At first BitMEX used the Bitfinex Bitcoin and US Dollar lending rates to calculate the funding rate. The rate was the cost to borrow US Dollars on Bitfinex minus the cost to borrow Bitcoin. As explained above, this number was almost always positive. If a BitMEX client went long Bitcoin, they would pay this rate, while if they went short Bitcoin, they would receive this interest rate. Therefore, if demand to go long Bitcoin increased on Bitfinex, the rate would be higher and it would be more expensive to go long on BitMEX. The idea behind this seems somewhat related to a retail instrument in traditional finance, CFDs (Contract For Difference). These contracts typically have no expiry and longs pay a funding rate overnight to shorts, depending on the base rate of the currency in question. However, each CFD only has one leverage rate, while BitMEX wanted one highly liquid uniform contract across all leverage ratios.

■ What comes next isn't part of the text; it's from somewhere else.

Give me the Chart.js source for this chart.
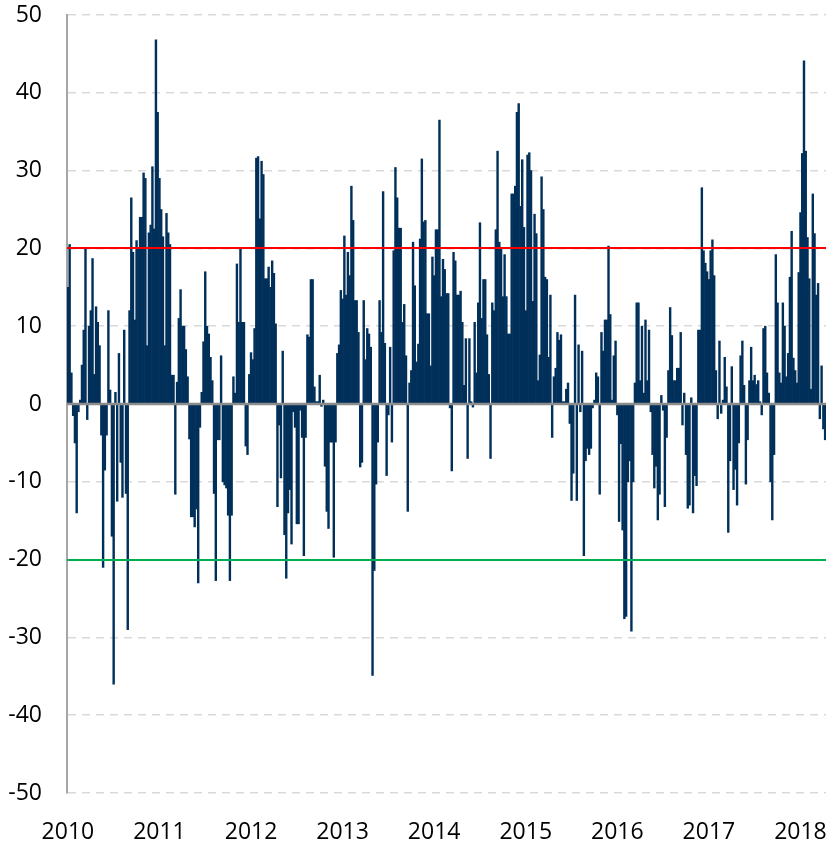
<!DOCTYPE html>
<html>
<head>
<meta charset="utf-8">
<script src="https://cdn.jsdelivr.net/npm/chart.js@4.4.1/dist/chart.umd.min.js"></script>
<style>
  html, body { margin: 0; padding: 0; background: #fff; }
  #wrap { width: 830px; height: 843px; }
</style>
</head>
<body>
<div id="wrap"><canvas id="weeklyChart"></canvas></div>
<script>
// weekly values (Jan 2010 -> spring 2018)
const weeklyChange = [
  15, 20.5, 4, -1.5, -5, -14, -1, 0.5, 5, 9.5, 20, -2, 10, 12, 18.7, 3.8, 12.5, 10.5, 7.5, -4,
  -21, -8.5, -4, 12, 1.8, -17, -36, 1.5, -12.5, 6.5, -7.5, -12, 9.5, -11.5, -29, 12, 26.5, 19.5, 10.8,
  21, 20, 24, 24, 29.7, 29, 7.5, 22, 23, 30.5, 22.5, 46.8, 37.5, 29, 25, 21.5, 7.5, 24.5, 22, 20.5,
  3.7, 3.7, -11.6, 2.8, 11, 14.7, 10, 10, 7, 3.5, -4.5, -14.5, -14.5, -15.8, -13.5, -23, -3, 1.5, 8, 17,
  10, 9, 6, 3, -11.5, -22.7, -4.6, -4.6, 6.2, -10, -10.4, -10.8, -14.3, -22.7, -14.3, 3.5, 1.4, 18, 10.5, 20,
  10.5, 10.5, -5.4, -6.5, 3.8, 6.6, 5.7, 9.7, 31.6, 31.8, 23.8, 31.2, 29.5, 16.1, 16.1, 17.6, 15, 18.4, 16.8, 10.3, -13.2,
  -2.7, -9.5, 6.8, -16.8, -22.4, -14, -11, -18, -1, -3, -15.4, -15.4, -0.8, -4.3, -19.5, -4.3, 8.9, 8.6, 16, 16,
  2.2, 0.3, 0.3, 3.7, -0.3, 0.5, -8, -13.8, -16, -4.9, -4.9, -19.7, -4.9, 6.5, 7.6, 14.6, 13.5, 21.6, 14, 19.5, 16.5,
  28, 23.6, 13.3, 13.3, 9.2, -8.1, -7.5, 13.3, 5.7, 9.7, 9, 7.3, -34.9, -21.4, -10.3, -4.9, 13.3, 9.2, 27.3, 7.8,
  -9.2, -1.4, 7.3, -4.9, 19.7, 30.4, 26.5, 22.6, 22.6, 10.5, 12.8, 6.2, -13.8, 2.7, 4.3, 20.8, 15.2, 5.4, 7.7, 21.2, 31.5,
  23.4, 23.6, 11.6, 11.6, 4.9, 18.9, 16.5, 22.4, 22.4, 36.5, 13.8, 18.6, 17.3, 14.2, 14.2, -0.5, -8.6, 19.5, 18.4,
  14, 14, 14.5, 10.5, 2.4, 8.4, -7, 8.4, 0.3, -0.4, 10.5, 4, 13, 23.3, 11, 16, 16, 8.9, 3.8,
  -7, 13, 12, 22.4, 32.5, 20.8, 20, 13.8, 19.2, 13.8, 9, 9, 27, 27, 28, 37.5, 38.6, 25.4, 31.4, 22.7,
  12, 32, 32.3, 30, 13.2, 24.4, 21.9, 3, 6.3, 29.2, 25, 16.3, 16, 6, 14, -4.3, 3.5, 4.6, 9.2, 8.2, 8.9,
  0.3, 0.3, 1.9, 2.7, -2.5, -12.4, -8.9, 14, -12.4, 7.6, -1, 6.8, -19.5, -7.3, -5.7, -6.5, -5.7, -0.5, 0.5,
  4, 3.5, -11.6, 9.2, 6.8, 10.8, 10.8, 20.3, 11.5, 0.5, 6.2, 8.1, -1.4, -15.1, -5.1, -16.2, -27.6, -27.3, -10, -7.3,
  -29.2, -10, 2.7, 13, 13, 3, 10, 1.4, 10.8, 3, 9.5, -1, -6.5, -10.8, -8, -14.9, -11.6, 1.1, -0.8, -13.2,
  -4.3, 4.3, 12.4, 8.8, 3, 3, 4.6, 4.6, 9.2, -2.7, 1.4, -6.5, -13.4, -13, 0.8, -14, -9.2, -10.5, 9.5,
  9.5, 27.8, 19.7, 18.1, 17, 16, 19.7, 21.1, 16.5, 4.3, -1.9, 8.1, -1.2, 0.5, 6, 2.2, -16.5, -7.3, 4.8, -11,
  -8.4, -13, -5, 6.2, 8.1, 2.4, -10.3, -4.6, 3, 7.3, 3, 3.7, 2.5, 3, 0.3, -1.4, 9.7, 10, 4, 1.4,
  -10, -14.9, -6.5, 19.2, 13, 4, 2.7, 13, 10, 3.5, 6.5, 16.3, 22.2, 5.9, 4.3, 2.7, 16.9, 24.6, 32.2, 44.1,
  32.5, 21.4, 16.1, 1.9, 27, 21.9, 14, 15.5, -1.9, 4.9, -3.2, -4.6
];

const yearLabels = ["2010", "2011", "2012", "2013", "2014", "2015", "2016", "2017", "2018"];
const weeksPerYear = 52;
const upperBand = 20;
const lowerBand = -20;

// one category per week, only the first week of each year gets a label
const weekLabels = weeklyChange.map(function (v, i) {
  return i % weeksPerYear === 0 ? yearLabels[i / weeksPerYear] || "" : "";
});

// zero line + the two band lines, drawn on top of the bars
const bandLines = {
  id: "bandLines",
  afterDatasetsDraw(chart) {
    const { ctx, chartArea, scales } = chart;
    const lines = [
      { v: 0, color: "#8c8c8c", w: 2.5 },
      { v: upperBand, color: "#ff0000", w: 2 },
      { v: lowerBand, color: "#00b050", w: 2 },
    ];
    ctx.save();
    lines.forEach(function (l) {
      const y = Math.round(scales.y.getPixelForValue(l.v));
      ctx.beginPath();
      ctx.strokeStyle = l.color;
      ctx.lineWidth = l.w;
      ctx.moveTo(chartArea.left, y);
      ctx.lineTo(chartArea.right, y);
      ctx.stroke();
    });
    ctx.restore();
  },
};

const ctx = document.getElementById("weeklyChart");

const weeklyBar = new Chart(ctx, {
  type: "bar",
  data: {
    labels: weekLabels,
    datasets: [
      {
        data: weeklyChange,
        backgroundColor: "#00305a",
        borderWidth: 0,
        barPercentage: 1,
        categoryPercentage: 1,
      },
    ],
  },
  options: {
    responsive: true,
    maintainAspectRatio: false,
    animation: false,
    layout: {
      padding: { top: 15, right: 4, left: 0, bottom: 0 },
    },
    plugins: {
      legend: { display: false },
      tooltip: { enabled: false },
    },
    scales: {
      x: {
        grid: { display: false },
        border: { display: false },
        ticks: {
          autoSkip: false,
          maxRotation: 0,
          padding: 18,
          color: "#000",
          font: { family: "Open Sans", size: 23 },
        },
        afterFit: function (scale) {
          scale.height = 50;
          scale.paddingLeft = 0;
          scale.paddingRight = 0;
        },
      },
      y: {
        min: -50,
        max: 50,
        ticks: {
          stepSize: 10,
          padding: 25,
          color: "#000",
          font: { family: "Open Sans", size: 23 },
        },
        grid: {
          color: "#d9d9d9",
          lineWidth: 1.5,
          drawTicks: false,
        },
        border: {
          display: true,
          color: "#a6a6a6",
          width: 2,
          dash: [8, 6],
        },
        afterFit: function (scale) {
          scale.width = 67;
          scale.paddingTop = 0;
          scale.paddingBottom = 0;
        },
      },
    },
  },
  plugins: [bandLines],
});
</script>
</body>
</html>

BitMEX’s funding rate did not work particularly effectively. The issue was that Bitfinex traders were using around 3x leverage, while BitMEX supported up to 100x. Therefore, the interest rate was too low, as it reflected demand from traders using 3x, while the traders were actually using higher leverage. At the same time, the trade flow on BitMEX was more speculative. Therefore, BitMEX changed the methodology of the contract, adding a new component to the funding rate calculation. BitMEX looked at the price of the perpetual swap contract in the last period (now using 8 hour windows) and compared it to the funding rate adjusted spot price of the underlying asset over the same period, using data from the spot exchanges such as Bitfinex. If the perpetual contract was trading at a larger premium to the underlying than the funding rate, traders going long the contract would make greater payments to those going short in the next period, and vice versa. This mechanism helped ensure the price of the contract closely followed the spot price. This mechanism proved to be highly effective.

It is not clear if this rate represents a Bitcoin interest rate. It can be thought of as a special mechanism used by a trading platform to achieve a particular objective, rather than an interest rate. This was certainly less of an interest rate than even the borrow rates on Bitfinex, which were more linked to actual loans and debt. Even if the debt could only be used to speculate.

This new type of derivative contract meant that traders could achieve the desired amount of leverage without using spot margin trading and lending markets. BitMEX made the ability to obtain leveraged exposure to Bitcoin even easier than on Bitfinex. As a result of this, from mid-2017 onwards, BitMEX enjoyed strong growth. By 2018 the perpetual swap contract was doing billions of US Dollars per day in notional trading volume. This new derivative contract type eventually took over from Bitfinex’s Bitcoin market as the most liquid instrument in the space and as a result, Bitfinex’s lending market rates became slightly less significant. In around 2020 BitMEX lost its crown as having the most traded Bitcoin contract, as other exchanges like Binance and FTX became the market leaders. However, these other platforms copied BitMEX’s perpetual swap contract innovation, and the perpetual contract remains extremely popular to this day. Whether it’s an interest rate or not, the funding rate for this contract remains one of the most important quasi Bitcoin rates.